**TASK TO CARRY OUT:**
Retype only the lines from the one containing "Give me the D3.js source for this chart." through the one containing "-30000, -35000, -40000];", both included, word for word. Pictures stay out of the copy.

**SUPPLIED MATERIAL:**
↓↓↓

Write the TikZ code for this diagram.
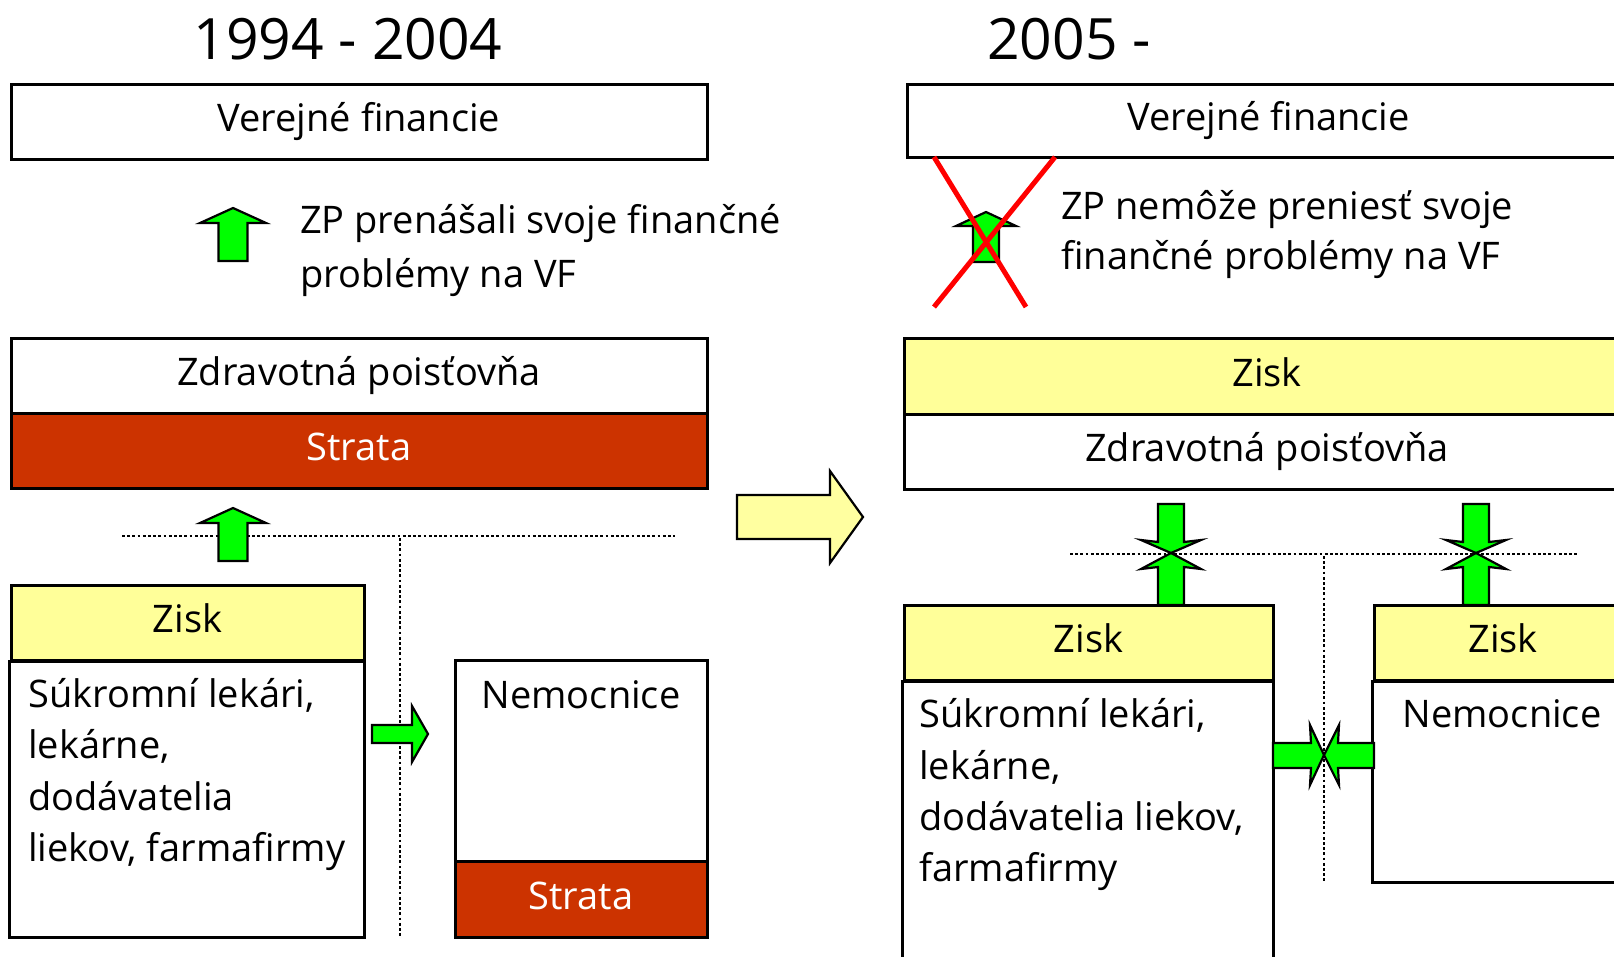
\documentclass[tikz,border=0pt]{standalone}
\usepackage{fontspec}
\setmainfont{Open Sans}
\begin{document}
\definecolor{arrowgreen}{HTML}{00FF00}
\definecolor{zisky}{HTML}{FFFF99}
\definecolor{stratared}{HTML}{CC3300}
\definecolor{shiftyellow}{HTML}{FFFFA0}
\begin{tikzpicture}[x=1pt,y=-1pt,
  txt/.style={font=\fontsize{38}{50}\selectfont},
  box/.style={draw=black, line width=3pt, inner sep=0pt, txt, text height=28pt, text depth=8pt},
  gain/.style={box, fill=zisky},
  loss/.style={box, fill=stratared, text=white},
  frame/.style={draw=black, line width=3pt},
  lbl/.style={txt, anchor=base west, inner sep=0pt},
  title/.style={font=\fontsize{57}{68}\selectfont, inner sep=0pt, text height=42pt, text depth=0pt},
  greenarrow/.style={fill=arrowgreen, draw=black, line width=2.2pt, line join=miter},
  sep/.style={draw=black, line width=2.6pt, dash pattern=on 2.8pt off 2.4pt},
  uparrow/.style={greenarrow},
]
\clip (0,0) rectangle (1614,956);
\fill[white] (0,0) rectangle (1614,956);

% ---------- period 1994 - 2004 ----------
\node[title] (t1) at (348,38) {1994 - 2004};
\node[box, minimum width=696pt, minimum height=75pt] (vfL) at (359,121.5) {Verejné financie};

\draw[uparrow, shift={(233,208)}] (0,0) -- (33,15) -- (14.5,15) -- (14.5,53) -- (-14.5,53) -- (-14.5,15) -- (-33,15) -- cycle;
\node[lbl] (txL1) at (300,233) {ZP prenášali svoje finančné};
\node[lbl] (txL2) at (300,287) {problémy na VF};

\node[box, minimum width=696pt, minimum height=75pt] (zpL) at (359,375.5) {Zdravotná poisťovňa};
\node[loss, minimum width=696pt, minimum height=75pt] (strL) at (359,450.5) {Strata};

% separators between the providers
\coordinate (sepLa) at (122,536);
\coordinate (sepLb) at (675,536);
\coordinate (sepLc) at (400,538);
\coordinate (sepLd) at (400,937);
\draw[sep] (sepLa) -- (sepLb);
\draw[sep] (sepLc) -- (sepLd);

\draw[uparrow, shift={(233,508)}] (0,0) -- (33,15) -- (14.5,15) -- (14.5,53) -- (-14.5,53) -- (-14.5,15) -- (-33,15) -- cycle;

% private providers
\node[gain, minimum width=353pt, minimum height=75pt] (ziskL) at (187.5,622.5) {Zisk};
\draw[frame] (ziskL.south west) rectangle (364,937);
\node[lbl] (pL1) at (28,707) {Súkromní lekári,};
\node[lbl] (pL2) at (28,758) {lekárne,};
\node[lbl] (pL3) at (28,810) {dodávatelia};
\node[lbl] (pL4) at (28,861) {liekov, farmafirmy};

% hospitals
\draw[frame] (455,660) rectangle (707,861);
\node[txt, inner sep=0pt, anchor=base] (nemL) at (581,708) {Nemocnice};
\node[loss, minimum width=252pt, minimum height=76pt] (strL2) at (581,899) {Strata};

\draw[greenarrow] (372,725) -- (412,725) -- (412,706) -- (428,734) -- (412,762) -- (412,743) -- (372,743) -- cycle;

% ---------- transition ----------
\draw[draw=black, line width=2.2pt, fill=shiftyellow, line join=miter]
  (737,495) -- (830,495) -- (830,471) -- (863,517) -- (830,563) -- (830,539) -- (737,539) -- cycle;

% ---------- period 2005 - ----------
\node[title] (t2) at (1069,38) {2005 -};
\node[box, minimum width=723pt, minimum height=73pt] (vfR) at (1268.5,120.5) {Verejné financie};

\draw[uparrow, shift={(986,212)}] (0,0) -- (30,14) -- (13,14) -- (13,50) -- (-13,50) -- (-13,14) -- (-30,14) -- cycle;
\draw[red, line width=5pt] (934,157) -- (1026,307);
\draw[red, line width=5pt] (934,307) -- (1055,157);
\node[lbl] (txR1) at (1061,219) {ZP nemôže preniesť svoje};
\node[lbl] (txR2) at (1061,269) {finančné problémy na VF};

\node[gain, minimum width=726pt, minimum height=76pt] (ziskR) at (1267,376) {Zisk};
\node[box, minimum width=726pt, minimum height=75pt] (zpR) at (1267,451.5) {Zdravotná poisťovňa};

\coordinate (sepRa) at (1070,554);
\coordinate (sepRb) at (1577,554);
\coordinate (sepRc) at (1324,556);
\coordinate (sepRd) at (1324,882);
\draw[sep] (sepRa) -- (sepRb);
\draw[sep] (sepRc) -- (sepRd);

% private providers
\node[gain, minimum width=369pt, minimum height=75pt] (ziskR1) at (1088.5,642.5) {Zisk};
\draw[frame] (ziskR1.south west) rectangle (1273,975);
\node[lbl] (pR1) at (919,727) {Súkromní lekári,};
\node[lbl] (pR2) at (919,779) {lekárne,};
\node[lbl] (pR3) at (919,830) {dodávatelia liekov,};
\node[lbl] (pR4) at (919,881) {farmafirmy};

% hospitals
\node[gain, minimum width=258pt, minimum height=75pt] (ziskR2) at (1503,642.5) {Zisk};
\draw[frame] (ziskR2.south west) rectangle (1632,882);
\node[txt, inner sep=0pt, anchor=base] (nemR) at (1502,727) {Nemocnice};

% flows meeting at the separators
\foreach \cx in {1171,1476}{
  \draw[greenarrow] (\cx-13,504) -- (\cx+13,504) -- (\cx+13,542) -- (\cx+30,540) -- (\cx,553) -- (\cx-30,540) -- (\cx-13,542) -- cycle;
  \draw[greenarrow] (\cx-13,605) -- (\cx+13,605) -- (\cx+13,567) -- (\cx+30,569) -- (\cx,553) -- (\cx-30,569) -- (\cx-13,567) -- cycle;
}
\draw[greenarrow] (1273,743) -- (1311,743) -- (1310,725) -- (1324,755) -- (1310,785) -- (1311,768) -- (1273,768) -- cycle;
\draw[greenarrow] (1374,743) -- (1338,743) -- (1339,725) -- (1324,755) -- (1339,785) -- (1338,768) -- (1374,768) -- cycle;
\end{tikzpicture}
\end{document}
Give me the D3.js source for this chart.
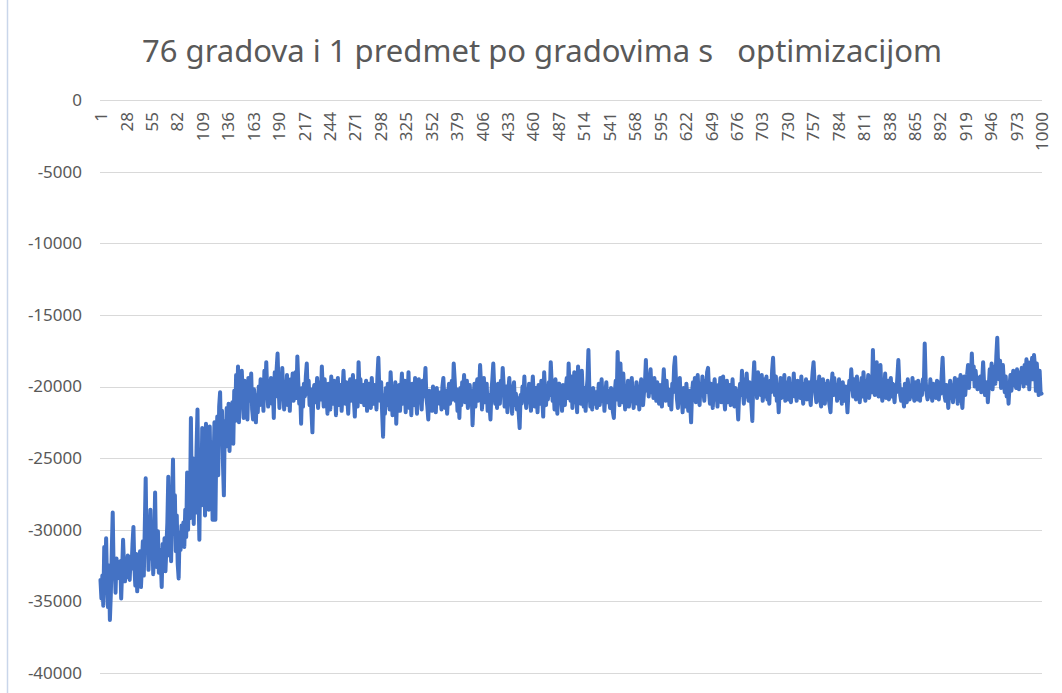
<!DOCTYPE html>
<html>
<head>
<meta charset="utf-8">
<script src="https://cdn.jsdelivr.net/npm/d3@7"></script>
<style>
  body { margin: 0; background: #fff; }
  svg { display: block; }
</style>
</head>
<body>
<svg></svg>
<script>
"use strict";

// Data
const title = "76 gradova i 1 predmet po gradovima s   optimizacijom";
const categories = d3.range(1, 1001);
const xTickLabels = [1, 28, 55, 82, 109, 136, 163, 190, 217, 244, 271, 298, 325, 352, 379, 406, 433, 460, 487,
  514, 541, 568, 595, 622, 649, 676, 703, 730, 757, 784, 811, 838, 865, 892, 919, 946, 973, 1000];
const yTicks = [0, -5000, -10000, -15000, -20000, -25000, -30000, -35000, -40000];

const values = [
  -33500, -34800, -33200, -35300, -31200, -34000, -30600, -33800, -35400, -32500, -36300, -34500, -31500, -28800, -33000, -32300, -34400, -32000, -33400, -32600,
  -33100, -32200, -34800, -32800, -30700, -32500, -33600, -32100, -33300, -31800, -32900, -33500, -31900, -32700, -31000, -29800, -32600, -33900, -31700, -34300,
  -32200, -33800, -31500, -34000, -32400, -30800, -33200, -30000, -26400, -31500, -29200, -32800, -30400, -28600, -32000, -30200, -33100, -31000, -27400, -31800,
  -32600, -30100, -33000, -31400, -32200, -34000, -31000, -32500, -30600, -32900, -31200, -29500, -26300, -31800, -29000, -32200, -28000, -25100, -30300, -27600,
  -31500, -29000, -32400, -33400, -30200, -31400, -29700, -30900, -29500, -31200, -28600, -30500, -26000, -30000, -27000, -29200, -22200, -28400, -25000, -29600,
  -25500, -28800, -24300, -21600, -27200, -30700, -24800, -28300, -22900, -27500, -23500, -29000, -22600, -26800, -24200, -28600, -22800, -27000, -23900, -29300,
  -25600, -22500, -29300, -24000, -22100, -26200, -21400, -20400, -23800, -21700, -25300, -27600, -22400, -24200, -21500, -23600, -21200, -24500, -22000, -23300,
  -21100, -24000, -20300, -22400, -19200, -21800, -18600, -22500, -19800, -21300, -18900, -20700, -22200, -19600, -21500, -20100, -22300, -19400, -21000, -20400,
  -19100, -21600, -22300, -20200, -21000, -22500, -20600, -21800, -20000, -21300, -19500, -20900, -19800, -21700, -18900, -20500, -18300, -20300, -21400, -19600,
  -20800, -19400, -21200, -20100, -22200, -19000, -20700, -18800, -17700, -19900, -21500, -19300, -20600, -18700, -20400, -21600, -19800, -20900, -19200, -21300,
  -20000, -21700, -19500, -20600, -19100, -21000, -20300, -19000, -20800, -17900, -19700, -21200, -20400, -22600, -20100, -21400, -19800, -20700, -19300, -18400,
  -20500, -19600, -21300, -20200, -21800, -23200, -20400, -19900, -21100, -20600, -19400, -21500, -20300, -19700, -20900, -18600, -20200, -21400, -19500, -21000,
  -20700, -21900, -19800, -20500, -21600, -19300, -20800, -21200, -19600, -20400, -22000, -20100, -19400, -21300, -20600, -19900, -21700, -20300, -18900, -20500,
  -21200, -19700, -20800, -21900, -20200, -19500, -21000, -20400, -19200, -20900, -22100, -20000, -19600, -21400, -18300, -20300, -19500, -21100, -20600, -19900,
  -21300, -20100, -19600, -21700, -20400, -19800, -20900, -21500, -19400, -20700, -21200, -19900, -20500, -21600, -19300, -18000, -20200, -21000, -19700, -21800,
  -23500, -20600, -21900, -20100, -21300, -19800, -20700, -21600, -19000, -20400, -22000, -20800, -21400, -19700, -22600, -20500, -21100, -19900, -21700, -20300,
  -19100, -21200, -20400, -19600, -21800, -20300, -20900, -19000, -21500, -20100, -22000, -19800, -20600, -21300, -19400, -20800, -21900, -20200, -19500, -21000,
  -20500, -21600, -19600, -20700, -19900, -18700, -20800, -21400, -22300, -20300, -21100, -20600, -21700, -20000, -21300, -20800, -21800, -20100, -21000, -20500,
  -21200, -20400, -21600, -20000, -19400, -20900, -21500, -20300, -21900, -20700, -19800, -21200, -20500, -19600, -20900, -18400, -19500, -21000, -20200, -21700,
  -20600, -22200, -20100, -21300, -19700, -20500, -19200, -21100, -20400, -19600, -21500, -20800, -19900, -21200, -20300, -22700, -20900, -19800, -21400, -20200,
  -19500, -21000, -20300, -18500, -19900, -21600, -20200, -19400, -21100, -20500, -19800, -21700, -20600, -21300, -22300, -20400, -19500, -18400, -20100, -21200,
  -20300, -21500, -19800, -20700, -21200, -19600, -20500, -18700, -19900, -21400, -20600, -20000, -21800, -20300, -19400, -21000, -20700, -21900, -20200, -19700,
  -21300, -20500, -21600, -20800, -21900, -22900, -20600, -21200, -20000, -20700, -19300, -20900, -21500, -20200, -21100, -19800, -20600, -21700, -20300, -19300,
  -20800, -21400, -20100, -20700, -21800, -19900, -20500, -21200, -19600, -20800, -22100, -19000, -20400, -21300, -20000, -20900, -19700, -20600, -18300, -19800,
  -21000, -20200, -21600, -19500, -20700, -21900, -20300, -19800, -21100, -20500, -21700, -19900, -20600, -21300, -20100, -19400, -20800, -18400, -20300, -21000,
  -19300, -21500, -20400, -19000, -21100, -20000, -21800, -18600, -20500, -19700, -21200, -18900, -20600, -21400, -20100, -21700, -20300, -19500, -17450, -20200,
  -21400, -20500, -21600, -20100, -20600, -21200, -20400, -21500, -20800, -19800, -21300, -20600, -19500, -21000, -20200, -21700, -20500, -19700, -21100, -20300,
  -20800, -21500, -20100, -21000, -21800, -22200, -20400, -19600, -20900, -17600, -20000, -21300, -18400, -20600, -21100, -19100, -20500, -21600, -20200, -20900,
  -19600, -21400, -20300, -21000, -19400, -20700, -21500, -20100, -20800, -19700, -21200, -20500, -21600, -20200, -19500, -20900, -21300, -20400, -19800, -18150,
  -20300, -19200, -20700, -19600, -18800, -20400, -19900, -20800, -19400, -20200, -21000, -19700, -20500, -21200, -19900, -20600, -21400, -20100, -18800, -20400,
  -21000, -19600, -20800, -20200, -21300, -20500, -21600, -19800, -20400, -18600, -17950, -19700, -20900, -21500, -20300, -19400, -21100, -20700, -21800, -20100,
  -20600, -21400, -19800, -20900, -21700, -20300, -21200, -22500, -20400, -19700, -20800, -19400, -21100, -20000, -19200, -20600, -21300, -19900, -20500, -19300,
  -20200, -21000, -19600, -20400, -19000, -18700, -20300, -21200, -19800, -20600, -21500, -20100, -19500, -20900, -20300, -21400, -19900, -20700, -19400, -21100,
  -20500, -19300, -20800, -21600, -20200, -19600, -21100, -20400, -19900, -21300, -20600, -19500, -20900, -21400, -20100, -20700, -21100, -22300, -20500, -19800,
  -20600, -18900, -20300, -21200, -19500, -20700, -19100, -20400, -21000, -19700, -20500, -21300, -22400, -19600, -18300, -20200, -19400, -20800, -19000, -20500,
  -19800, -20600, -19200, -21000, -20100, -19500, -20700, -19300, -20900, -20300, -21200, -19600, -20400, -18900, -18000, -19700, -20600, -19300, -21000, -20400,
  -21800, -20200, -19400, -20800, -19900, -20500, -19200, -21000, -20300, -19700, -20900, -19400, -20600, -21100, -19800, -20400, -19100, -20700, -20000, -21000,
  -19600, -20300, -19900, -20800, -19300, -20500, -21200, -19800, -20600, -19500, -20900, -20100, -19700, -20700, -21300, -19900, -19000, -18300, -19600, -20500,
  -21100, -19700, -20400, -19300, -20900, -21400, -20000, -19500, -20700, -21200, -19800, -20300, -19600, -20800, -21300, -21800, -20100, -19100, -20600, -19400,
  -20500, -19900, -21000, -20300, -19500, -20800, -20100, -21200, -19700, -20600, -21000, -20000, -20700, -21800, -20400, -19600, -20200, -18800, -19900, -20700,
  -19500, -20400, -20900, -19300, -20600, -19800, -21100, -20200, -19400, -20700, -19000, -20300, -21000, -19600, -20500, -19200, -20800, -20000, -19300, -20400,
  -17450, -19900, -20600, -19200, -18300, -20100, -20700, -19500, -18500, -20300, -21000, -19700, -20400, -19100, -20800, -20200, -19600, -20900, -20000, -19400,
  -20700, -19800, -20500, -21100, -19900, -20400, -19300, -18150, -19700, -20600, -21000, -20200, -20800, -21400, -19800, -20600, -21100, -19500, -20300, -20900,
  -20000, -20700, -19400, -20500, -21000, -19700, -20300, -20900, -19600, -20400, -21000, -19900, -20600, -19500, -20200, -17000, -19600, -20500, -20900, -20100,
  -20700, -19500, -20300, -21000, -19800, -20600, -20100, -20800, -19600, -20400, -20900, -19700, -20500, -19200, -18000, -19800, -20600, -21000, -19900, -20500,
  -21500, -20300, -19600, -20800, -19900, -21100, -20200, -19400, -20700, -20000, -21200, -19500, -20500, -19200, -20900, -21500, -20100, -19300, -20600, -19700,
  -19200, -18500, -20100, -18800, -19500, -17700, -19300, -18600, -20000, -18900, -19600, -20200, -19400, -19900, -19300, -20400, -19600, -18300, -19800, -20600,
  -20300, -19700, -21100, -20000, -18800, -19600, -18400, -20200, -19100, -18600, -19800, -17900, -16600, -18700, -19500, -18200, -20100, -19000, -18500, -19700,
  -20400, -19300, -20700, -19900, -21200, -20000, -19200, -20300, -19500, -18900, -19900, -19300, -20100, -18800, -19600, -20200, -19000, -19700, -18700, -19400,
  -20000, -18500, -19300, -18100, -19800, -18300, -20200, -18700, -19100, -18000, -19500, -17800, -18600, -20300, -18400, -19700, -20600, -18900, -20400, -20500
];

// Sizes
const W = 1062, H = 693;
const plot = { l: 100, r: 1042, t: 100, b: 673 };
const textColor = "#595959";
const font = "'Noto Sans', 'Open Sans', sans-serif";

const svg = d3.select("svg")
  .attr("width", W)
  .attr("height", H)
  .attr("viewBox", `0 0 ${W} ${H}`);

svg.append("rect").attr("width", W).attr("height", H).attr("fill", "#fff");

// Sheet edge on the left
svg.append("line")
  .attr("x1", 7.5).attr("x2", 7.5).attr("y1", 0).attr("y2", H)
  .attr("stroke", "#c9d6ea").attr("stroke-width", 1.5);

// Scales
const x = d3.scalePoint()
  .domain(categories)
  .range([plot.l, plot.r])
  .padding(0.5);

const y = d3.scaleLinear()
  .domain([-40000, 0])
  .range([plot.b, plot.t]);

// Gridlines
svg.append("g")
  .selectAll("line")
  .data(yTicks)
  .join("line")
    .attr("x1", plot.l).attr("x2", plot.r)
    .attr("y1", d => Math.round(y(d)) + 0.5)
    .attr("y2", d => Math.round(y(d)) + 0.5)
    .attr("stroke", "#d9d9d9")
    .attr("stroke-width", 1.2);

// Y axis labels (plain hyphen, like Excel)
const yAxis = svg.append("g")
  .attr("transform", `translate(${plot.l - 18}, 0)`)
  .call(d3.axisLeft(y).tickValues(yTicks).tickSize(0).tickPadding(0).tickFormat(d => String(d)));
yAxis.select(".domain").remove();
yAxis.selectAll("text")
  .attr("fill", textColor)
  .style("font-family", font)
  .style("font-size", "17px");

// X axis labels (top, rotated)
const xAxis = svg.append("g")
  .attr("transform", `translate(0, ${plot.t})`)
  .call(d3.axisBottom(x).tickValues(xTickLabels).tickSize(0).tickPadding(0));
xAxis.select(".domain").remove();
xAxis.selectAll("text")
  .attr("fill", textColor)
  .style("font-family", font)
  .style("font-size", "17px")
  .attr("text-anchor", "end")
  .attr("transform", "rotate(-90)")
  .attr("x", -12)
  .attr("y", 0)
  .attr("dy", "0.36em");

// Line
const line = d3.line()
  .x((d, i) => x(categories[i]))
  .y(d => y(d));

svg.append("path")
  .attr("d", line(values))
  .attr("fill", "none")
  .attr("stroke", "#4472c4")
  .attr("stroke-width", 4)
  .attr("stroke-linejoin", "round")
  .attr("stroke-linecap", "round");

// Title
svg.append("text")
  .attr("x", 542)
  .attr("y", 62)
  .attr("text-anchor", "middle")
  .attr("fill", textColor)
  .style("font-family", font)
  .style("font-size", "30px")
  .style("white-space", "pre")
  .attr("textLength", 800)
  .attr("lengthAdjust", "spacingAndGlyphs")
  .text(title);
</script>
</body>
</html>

↑↑↑

**EXERCISE ANSWER:**
Give me the D3.js source for this chart.
<!DOCTYPE html>
<html>
<head>
<meta charset="utf-8">
<script src="https://cdn.jsdelivr.net/npm/d3@7"></script>
<style>
  body { margin: 0; background: #fff; }
  svg { display: block; }
</style>
</head>
<body>
<svg></svg>
<script>
"use strict";

// Data
const title = "76 gradova i 1 predmet po gradovima s   optimizacijom";
const categories = d3.range(1, 1001);
const xTickLabels = [1, 28, 55, 82, 109, 136, 163, 190, 217, 244, 271, 298, 325, 352, 379, 406, 433, 460, 487,
  514, 541, 568, 595, 622, 649, 676, 703, 730, 757, 784, 811, 838, 865, 892, 919, 946, 973, 1000];
const yTicks = [0, -5000, -10000, -15000, -20000, -25000, -30000, -35000, -40000];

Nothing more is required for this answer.